La inseguridad no es solo un rasgo. En la fobia social se convierte en algo más profundo, más estructural, como si te condicionara desde dentro. A veces no parece gran cosa desde fuera, pero lo cierto es que puede llegar a marcar cada decisión, cada palabra, cada silencio. No sabes si estás molestando, si estás haciendo el ridículo, si tienes derecho a negarte, a ponerte firme, a incomodarte.
He vivido situaciones en las que alguien insistía más de la cuenta. Por ejemplo, un chico que no paró hasta darme su número de teléfono. No me apetecía, pero al final lo acepté solo para que me dejara tranquila. O aquella vez en un autobús, en la que alguien empezó hablando de forma normal, pero poco a poco el tono cambió y se volvió incómodo, incluso insinuante. Me sentí atrapada. No supe cómo cortarlo sin quedar mal, sin parecer borde, sin hacer algo que luego me pesara más.
Y lo peor vino después, en silencio, cuando me preguntaba si había sido culpa mía por no frenar la conversación a tiempo. Me decía: “Has dado pie a que hablara, y ahora ¿qué vas a hacer?” Era mi propia mente la que me juzgaba, como si yo misma hubiera provocado una situación que en realidad no había buscado.
Caminar sobre un puente de cuerdas
La inseguridad en la fobia social es como caminar sobre un puente de cuerdas. Uno de esos que cuelgan entre dos puntos, balanceándose al menor movimiento. Sientes que cualquier paso en falso puede hacerte caer. No sabes si avanzar, si retroceder o si quedarte quieta esperando que nada se rompa.
Y lo más duro es cuando alguien se te acerca en ese puente. No sabes si puedes pedirle que mantenga la distancia. Temes que si lo haces, te juzgue, te rechace o incluso te empuje, aunque sea sin querer. Entonces dejas que se acerque más de lo que querrías, aunque cada paso suyo hace que el puente tiemble aún más bajo tus pies.
La inseguridad no solo te impide poner límites. Te hace cuestionar si siquiera tienes derecho a hacerlo. Y cuando alguien cruza esa línea, es como si el temblor del puente se multiplicara dentro de ti. No por lo que el otro hace, sino por lo que tú no te atreves a hacer.
Reflexión final
Durante mucho tiempo pensé que lo mío era una forma de torpeza social, como si me faltara algo que los demás sí tenían. Pero no era torpeza. Era miedo. Era inseguridad. Y sobre todo, era la sensación de que no tenía derecho a incomodar a nadie, ni siquiera cuando alguien me incomodaba a mí.

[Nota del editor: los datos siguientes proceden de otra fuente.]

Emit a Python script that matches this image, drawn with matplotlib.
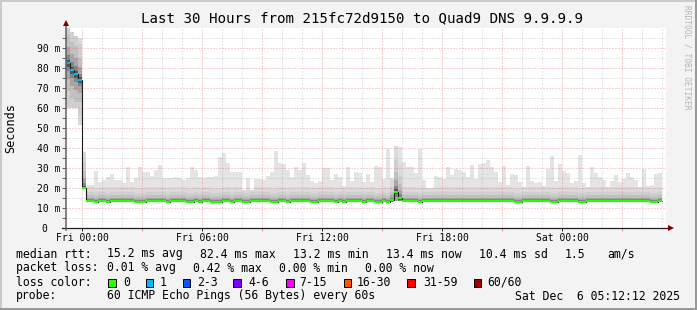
import numpy as np
import matplotlib.pyplot as plt
from matplotlib.patches import Rectangle

W, H = 697, 310
plt.rcParams['font.family'] = 'DejaVu Sans Mono'

# 12-minute bins, hours counted from Fri 00:00
bin_start = -0.8
bin_hours = 0.2

# highest ping in each bin, ms
top_ms = [
    100.0, 98.0, 96.0, 95.0,
    38.0, 21.5, 21.5, 28.5, 23.2, 24.0, 25.7, 27.0, 24.0, 24.0,
    22.7, 30.7, 23.2, 24.8, 30.7, 28.2, 27.8, 26.0, 29.0, 31.5,
    24.8, 24.8, 24.8, 25.7, 24.8, 24.0, 24.8, 30.3, 29.0, 25.7,
    24.8, 25.7, 25.7, 26.2, 35.7, 37.7, 32.7, 28.2, 28.2, 28.2,
    19.0, 25.2, 19.0, 24.5, 24.5, 24.0, 26.0, 28.2, 38.7, 32.3,
    32.0, 29.0, 25.7, 30.3, 29.0, 32.7, 26.5, 23.7, 22.3, 23.7,
    29.8, 30.2, 24.0, 27.0, 25.7, 21.0, 30.3, 23.7, 28.2, 27.3,
    23.2, 27.0, 23.2, 31.0, 30.7, 24.3, 39.5, 24.8, 41.0, 40.3,
    33.0, 30.3, 30.3, 27.7, 39.5, 24.0, 19.8, 19.8, 26.0, 25.7,
    24.3, 30.3, 26.5, 29.3, 29.0, 28.2, 25.7, 31.5, 24.3, 32.0,
    32.7, 34.0, 30.3, 28.2, 23.2, 31.0, 21.5, 27.0, 26.5, 23.2,
    20.3, 31.0, 23.5, 22.3, 23.2, 21.2, 29.5, 36.0, 23.5, 32.0,
    28.5, 27.3, 22.7, 23.7, 36.5, 22.7, 20.3, 30.3, 27.7, 25.7,
    24.0, 20.3, 23.5, 26.5, 22.8, 24.3, 27.7, 25.7, 24.0, 20.3,
    29.3, 21.0, 21.5, 27.0, 27.3,
]

# median rtt per bin, ms
median_ms = [
    82.4, 79.0, 76.8, 74.0, 20.0, 13.5, 13.5, 13.0, 13.5, 13.5,
    13.0, 13.5, 13.5, 13.5, 13.5, 13.5, 13.5, 13.0, 13.0, 13.0,
    13.5, 13.5, 13.5, 13.5, 13.5, 13.0, 13.5, 13.5, 13.5, 13.5,
    13.0, 13.0, 13.5, 13.0, 13.5, 13.5, 13.0, 13.0, 13.0, 13.5,
    13.5, 13.0, 13.5, 13.5, 13.0, 13.0, 13.5, 13.5, 13.5, 13.5,
    13.5, 13.0, 13.0, 13.5, 13.5, 13.0, 13.5, 13.5, 13.5, 13.5,
    13.5, 13.0, 13.0, 13.5, 13.5, 13.5, 13.5, 13.0, 13.5, 13.0,
    13.5, 13.5, 13.5, 13.5, 13.0, 13.5, 13.5, 13.0, 13.0, 13.5,
    13.0, 14.0, 18.2, 14.8, 13.5, 13.5, 13.5, 13.5, 13.0, 13.5,
    13.5, 13.5, 13.5, 13.5, 13.5, 13.5, 13.5, 13.5, 13.5, 13.5,
    13.5, 13.5, 13.5, 13.5, 13.5, 13.5, 13.5, 13.5, 13.5, 13.5,
    13.5, 13.5, 13.0, 13.0, 13.5, 13.5, 13.5, 13.5, 13.5, 13.5,
    13.5, 13.0, 13.0, 13.5, 13.5, 13.5, 13.5, 13.5, 13.0, 13.0,
    13.5, 13.5, 13.5, 13.5, 13.5, 13.5, 13.5, 13.5, 13.5, 13.5,
    13.5, 13.5, 13.5, 13.5, 13.5, 13.5, 13.0, 13.0, 13.5,
]

# bins with lost pings (all others 0)
lost_pings = {0: 1, 1: 1, 2: 1, 3: 1}
# lowest ping where it is not just under the median
low_ms = {0: 60.0, 1: 60.0, 2: 60.0, 3: 51.5, 4: 19.6, 81: 13.2, 82: 13.5, 83: 13.5}
# how wide the dark core of the smoke is
spread = {0: 5, 1: 5, 2: 5, 3: 4, 4: 3, 81: 1.5, 82: 3.5, 83: 2.5}

x_ticks = [0, 6, 12, 18, 24]
x_labels = ['Fri 00:00', 'Fri 06:00', 'Fri 12:00', 'Fri 18:00', 'Sat 00:00']
y_ticks = [0, 10, 20, 30, 40, 50, 60, 70, 80, 90]
y_labels = ['0  ', '10 m', '20 m', '30 m', '40 m', '50 m', '60 m', '70 m', '80 m', '90 m']

loss_names = ['0', '1', '2-3', '4-6', '7-15', '16-30', '31-59', '60/60']
loss_colors = ['#26ff00', '#00b8ff', '#0059ff', '#7e00ff', '#ff00ff', '#ff5500', '#ff0000', '#a10000']


def fx(x):
    return x / W


def fy(y):
    return 1 - y / H


fig = plt.figure(figsize=(W / 100, H / 100), dpi=100, facecolor='#f3f3f3')
ax = fig.add_axes([fx(66), fy(228), 600 / W, 200 / H])
ax.set_facecolor('white')

n = len(median_ms)
edges = bin_start + bin_hours * np.arange(n + 1)
centers = edges[:-1] + bin_hours / 2
med = np.array(median_ms)
top = np.array(top_ms)
low = np.array([low_ms.get(i, m - 0.7) for i, m in enumerate(median_ms)])
spr = np.array([spread.get(i, 1) for i in range(n)])

# smoke: outer band light, inner bands darker
shades = [(None, '#e4e4e4'), (7.0, '#dadada'), (4.5, '#cfcfcf'), (2.8, '#c0c0c0'),
          (1.6, '#a6a6a6'), (0.8, '#858585'), (0.35, '#555555')]
for off, col in shades:
    if off is None:
        lo, hi = low, top
    else:
        lo = np.maximum(low, med - off * spr)
        hi = np.minimum(top, med + off * spr)
    ax.bar(centers, hi - lo, bottom=lo, width=bin_hours, color=col, linewidth=0, zorder=1)

# dotted grid
red = (0.87, 0.31, 0.31, 0.5)
grey = (0.5, 0.5, 0.5, 0.4)
for h in range(0, 30):
    ax.axvline(h, color=red if h % 3 == 0 else grey, lw=0.72, ls=(0, (1, 2)), zorder=2)
for v in range(5, 100, 5):
    ax.axhline(v, color=red if v % 10 == 0 else grey, lw=0.72, ls=(0, (1, 2)), zorder=2)

# median line: black steps, loss coloured levels
ax.stairs(med, edges, baseline=None, color='#1a1a1a', lw=0.8, zorder=3)
seg_colors = [loss_colors[lost_pings.get(i, 0)] for i in range(n)]
ax.hlines(med, edges[:-1], edges[1:], colors=seg_colors, lw=1.5, zorder=4)

ax.set_xlim(-0.8, 29.2)
ax.set_ylim(0, 100)
for s in ax.spines.values():
    s.set_visible(False)

# axes with arrows
ax.plot([-1.0, 29.4], [0, 0], color='#202020', lw=0.9, clip_on=False, zorder=5)
ax.plot([-0.8, -0.8], [-1.0, 102.0], color='#606060', lw=1.1, clip_on=False, zorder=5)
ax.plot([29.45], [0], marker='>', color='#7f0000', ms=4.5, mew=0, clip_on=False, zorder=6)
ax.plot([-0.8], [102.5], marker='^', color='#7f0000', ms=4.5, mew=0, clip_on=False, zorder=6)

ax.set_xticks(x_ticks, x_labels)
ax.set_xticks(range(3, 30, 3), minor=True)
ax.tick_params(axis='x', which='major', length=2, width=0.7, color='#303030', pad=1.5, labelsize=7)
ax.tick_params(axis='x', which='minor', length=2, width=0.7, color='#e09090')
ax.set_yticks(y_ticks, y_labels)
ax.set_yticks(range(5, 100, 10), minor=True)
ax.tick_params(axis='y', which='both', length=3, width=0.7, color='#606060', pad=1.3, labelsize=7)

fig.text(fx(362), fy(18), 'Last 30 Hours from 215fc72d9150 to Quad9 DNS 9.9.9.9',
         ha='center', va='center', fontsize=10.2)
fig.text(fx(11), fy(128), 'Seconds', rotation=90, ha='center', va='center', fontsize=8.5)
fig.text(fx(687), fy(57), 'RRDTOOL / TOBI OETIKER', rotation=270, ha='center', va='center',
         fontsize=5.7, color='#b4b4b4')

fs = 8.3
row1 = [(16, 'median rtt:'), (107, '15.2 ms avg'), (200, '82.4 ms max'), (293, '13.2 ms min'),
        (386, '13.4 ms now'), (479, '10.4 ms sd'), (565, '1.5'), (607, 'am/s')]
row2 = [(16, 'packet loss:'), (107, '0.01 % avg'), (193, '0.42 % max'), (279, '0.00 % min'),
        (365, '0.00 % now')]
for x, s in row1:
    fig.text(fx(x), fy(254), s, ha='left', va='center', fontsize=fs)
for x, s in row2:
    fig.text(fx(x), fy(268), s, ha='left', va='center', fontsize=fs)

fig.text(fx(16), fy(282), 'loss color:', ha='left', va='center', fontsize=fs)
box_x = [108, 145.5, 182.5, 233, 286, 343.5, 407.5, 473.5]
label_x = [123, 160, 197, 248, 299, 357, 423, 487]
for bx, lx, name, col in zip(box_x, label_x, loss_names, loss_colors):
    fig.add_artist(Rectangle((fx(bx), fy(286.5)), 7.5 / W, 8 / H, transform=fig.transFigure,
                             facecolor=col, edgecolor='black', lw=0.7))
    fig.text(fx(lx), fy(282), name, ha='left', va='center', fontsize=fs)

fig.text(fx(16), fy(296), 'probe:', ha='left', va='center', fontsize=fs)
fig.text(fx(107), fy(296), '60 ICMP Echo Pings (56 Bytes) every 60s', ha='left', va='center', fontsize=fs)
fig.text(fx(680), fy(296), 'Sat Dec  6 05:12:12 2025', ha='right', va='center', fontsize=fs)

# 3d frame
fig.add_artist(Rectangle((0, 1 - 2 / H), 1, 2 / H, transform=fig.transFigure, color='#cbcbcb', lw=0))
fig.add_artist(Rectangle((0, 0), 2 / W, 1, transform=fig.transFigure, color='#cbcbcb', lw=0))
fig.add_artist(Rectangle((0, 0), 1, 2 / H, transform=fig.transFigure, color='#999999', lw=0))
fig.add_artist(Rectangle((1 - 2 / W, 0), 2 / W, 1, transform=fig.transFigure, color='#999999', lw=0))

fig.savefig('out.png', dpi=100, facecolor=fig.get_facecolor())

Hoy lo entiendo un poco mejor. Entiendo que esas reacciones no son fallos personales, sino consecuencias de una herida. Y que si me paralizo, no es porque sea débil, sino porque durante años aprendí a sobrevivir sin molestar, sin alzar la voz, sin interrumpir.
No siempre sabré cómo reaccionar. A veces seguiré dudando de si tengo razón o no. Pero poco a poco, quiero aprender a ponerme de mi parte. A no juzgarme por haberme callado. A no pensar que fui yo la que hizo algo mal por no saber qué hacer.
Porque la inseguridad no soy yo. Es solo el puente inestable por el que a veces tengo que caminar.